Sustainable rangelands and pastoralism are sorely needed even more so now in a world facing an unpredictable and changing climate, where already over 700 million people – almost one-tenth of the world population – are suffering hunger, and where one million animal and plant species are threatened with extinction.
Particularly in the last 100 years, pastoralists have endured numerous injustices such as dispossession of their traditional grazing areas and blocking of their migration routes. Yet these communities continue to survive and apply knowledge and skills that make them strong allies in sustainable development in the face of the increasing uncertainty we are all experiencing. As stewards of the rangelands, they play a vital role in maintaining and increasing biodiversity and providing ecosystem services, such as in carbon sequestration and protection of watersheds.
Whereas industrial, confined, intensive livestock production has a big carbon and water footprint, the footprint of pastoral systems has been scientifically proven to be next to nil. Rangelands sustained by pastoralism form the largest carbon sink on the planet. Keeping rangelands managed under sustainable grazing practices is essential for climate change mitigation. Pastoralism is a production system that requires little fossil-fuel energy. It relies primarily on self-generating natural pastures.

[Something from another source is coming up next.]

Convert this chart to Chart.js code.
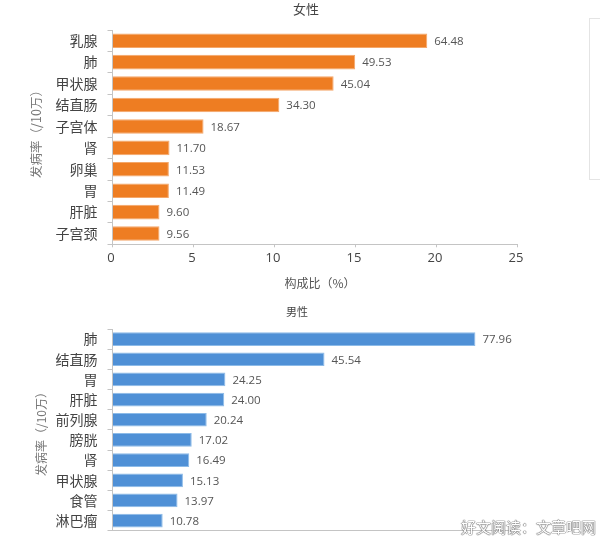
<!DOCTYPE html>
<html>
<head>
<meta charset="utf-8">
<script src="https://cdn.jsdelivr.net/npm/chart.js@4"></script>
<style>
  html, body { margin: 0; padding: 0; background: #fff; overflow: hidden; }
  #page { position: relative; width: 600px; height: 537px; }
  canvas { position: absolute; left: 0; filter: blur(0.3px); }
  #womenBox { position: absolute; top: 0; left: 0; width: 600px; height: 300px; }
  #menBox { position: absolute; top: 300px; left: 0; width: 600px; height: 237px; }
  #legendBox { position: absolute; left: 589px; top: 18px; width: 20px; height: 160px; border: 1px solid #e4e4e4; }
  #watermark {
    position: absolute; left: 461px; top: 516px; font: 15px "Noto Sans CJK SC";
    color: #fff; white-space: nowrap;
    text-shadow: 0 0 1px #555, 0 0 1px #555, 0 0 1px #555;
  }
</style>
</head>
<body>
<div id="page">
  <div id="womenBox"><canvas id="womenChart"></canvas></div>
  <div id="menBox"><canvas id="menChart"></canvas></div>
  <div id="legendBox"></div>
  <div id="watermark">好文阅读：文章吧网</div>
</div>
<script>
const womenSites = ["乳腺", "肺", "甲状腺", "结直肠", "子宫体", "肾", "卵巢", "胃", "肝脏", "子宫颈"];
// bar lengths
const womenShare = [19.43, 14.98, 13.65, 10.3, 5.62, 3.52, 3.48, 3.48, 2.9, 2.9];
// the labels printed beside the bars
const womenRates = ["64.48", "49.53", "45.04", "34.30", "18.67", "11.70", "11.53", "11.49", "9.60", "9.56"];
const womenTicks = [0, 5, 10, 15, 20, 25];

const menSites = ["肺", "结直肠", "胃", "肝脏", "前列腺", "膀胱", "肾", "甲状腺", "食管", "淋巴瘤"];
const menRates = [77.96, 45.54, 24.25, 24.0, 20.24, 17.02, 16.49, 15.13, 13.97, 10.78];
const menLabels = ["77.96", "45.54", "24.25", "24.00", "20.24", "17.02", "16.49", "15.13", "13.97", "10.78"];

const cjk = '"Noto Sans CJK SC", sans-serif';
const axisColor = "#c4c4c4";
Chart.defaults.devicePixelRatio = 1;

// draws the printed number right after each bar
const barLabels = {
  id: "barLabels",
  afterDatasetsDraw(chart, args, opts) {
    const ctx = chart.ctx;
    ctx.save();
    ctx.font = "11.5px 'Open Sans', sans-serif";
    ctx.fillStyle = "#555";
    ctx.textBaseline = "middle";
    chart.getDatasetMeta(0).data.forEach((bar, i) => {
      ctx.fillText(opts.texts[i], bar.x + 7, bar.y + 1);
    });
    ctx.restore();
  },
};

// titles sit off the plot centre in the source, so they are placed by hand
const chartTexts = {
  id: "chartTexts",
  afterDraw(chart, args, opts) {
    const ctx = chart.ctx;
    opts.items.forEach((item) => {
      ctx.save();
      ctx.translate(item.x, item.y);
      if (item.vertical) {
        ctx.rotate(-Math.PI / 2);
      }
      ctx.font = item.size + "px 'Noto Sans CJK SC'";
      ctx.fillStyle = item.color;
      ctx.textAlign = "center";
      ctx.textBaseline = "middle";
      ctx.fillText(item.text, 0, 0);
      ctx.restore();
    });
  },
};

const makeChart = (id, box, sites, values, texts, xOptions, extra) => {
  const canvas = document.getElementById(id);
  canvas.width = box.w;
  canvas.height = box.h;
  canvas.style.width = box.w + "px";
  canvas.style.height = box.h + "px";
  return new Chart(canvas, {
    type: "bar",
    data: {
      labels: sites,
      datasets: [
        {
          data: values,
          backgroundColor: extra.color,
          borderColor: extra.edge,
          borderWidth: 1,
          barPercentage: 0.68,
          categoryPercentage: 1,
        },
      ],
    },
    options: {
      indexAxis: "y",
      responsive: false,
      animation: false,
      layout: { padding: extra.padding },
      plugins: {
        legend: { display: false },
        tooltip: { enabled: false },
        barLabels: { texts: texts },
        chartTexts: { items: extra.items },
      },
      scales: {
        x: xOptions,
        y: {
          afterFit(scale) {
            scale.width = 112.5;
            // otherwise the label half-heights push the plot in from the padding
            scale.paddingTop = 0;
            scale.paddingBottom = 0;
          },
          grid: { drawOnChartArea: false, tickLength: 5, tickColor: axisColor },
          border: { color: axisColor },
          ticks: { color: "#444", padding: 10, font: { family: cjk, size: 14 } },
        },
      },
    },
    plugins: [barLabels, chartTexts],
  });
};

makeChart(
  "womenChart",
  { w: 600, h: 300 },
  womenSites,
  womenShare,
  womenRates,
  {
    min: 0,
    max: 25,
    afterBuildTicks(scale) {
      scale.ticks = womenTicks.map((v) => ({ value: v }));
    },
    afterFit(scale) {
      scale.height = 30;
    },
    grid: { drawOnChartArea: false, tickLength: 3, tickColor: axisColor },
    border: { color: axisColor },
    ticks: { color: "#444", padding: 3, labelOffset: -1.5, maxRotation: 0, font: { family: "'Open Sans'", size: 13 } },
  },
  {
    color: "#ee7d22",
    edge: "#f4a76a",
    padding: { left: 0, right: 82.5, top: 30, bottom: 25.7 },
    items: [
      { text: "女性", x: 306, y: 9, size: 13, color: "#444" },
      { text: "构成比（%）", x: 320, y: 283, size: 12, color: "#555" },
      { text: "发病率（/10万）", x: 36, y: 131, size: 12.5, color: "#777", vertical: true },
    ],
  }
);

makeChart(
  "menChart",
  { w: 600, h: 237 },
  menSites,
  menRates,
  menLabels,
  {
    min: 0,
    max: 87,
    afterFit(scale) {
      scale.height = 0;
    },
    grid: { drawOnChartArea: false, drawTicks: false },
    border: { color: axisColor },
    ticks: { display: false },
  },
  {
    color: "#4f90d6",
    edge: "#8dbbe8",
    padding: { left: 0, right: 82.5, top: 29, bottom: 6.3 },
    items: [
      { text: "男性", x: 297, y: 12, size: 11, color: "#444" },
      { text: "发病率（/10万）", x: 41, y: 131, size: 12, color: "#777", vertical: true },
    ],
  }
);
</script>
</body>
</html>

It also helps to prevent wildfires, since grazing consumes much of the ground- level vegetation that could provide the fuel to burn. Thus, pastoralism can be a nature-friendly livestock production system that optimises the dynamic balance between production and sustainability under highly variable and changing conditions.
The IYRP aims to raise awareness and fill knowledge gaps globally about the considerable benefits provided by healthy rangelands and sustainable pastoralism. It will also advocate for strengthening the capacity of the pastoral livestock sector and for increasing responsible investment in this sector. The ultimate goal is to make rangelands and pastoralists prominent in policy debates around everything from confronting climate crises to reducing poverty, managing threats to biodiversity, developing sustainable food systems and helping to achieve the Sustainable Development Goals. In these debates, the IYRP will help amplify the voices of pastoralists and scientists about the value of rangelands and pastoralism.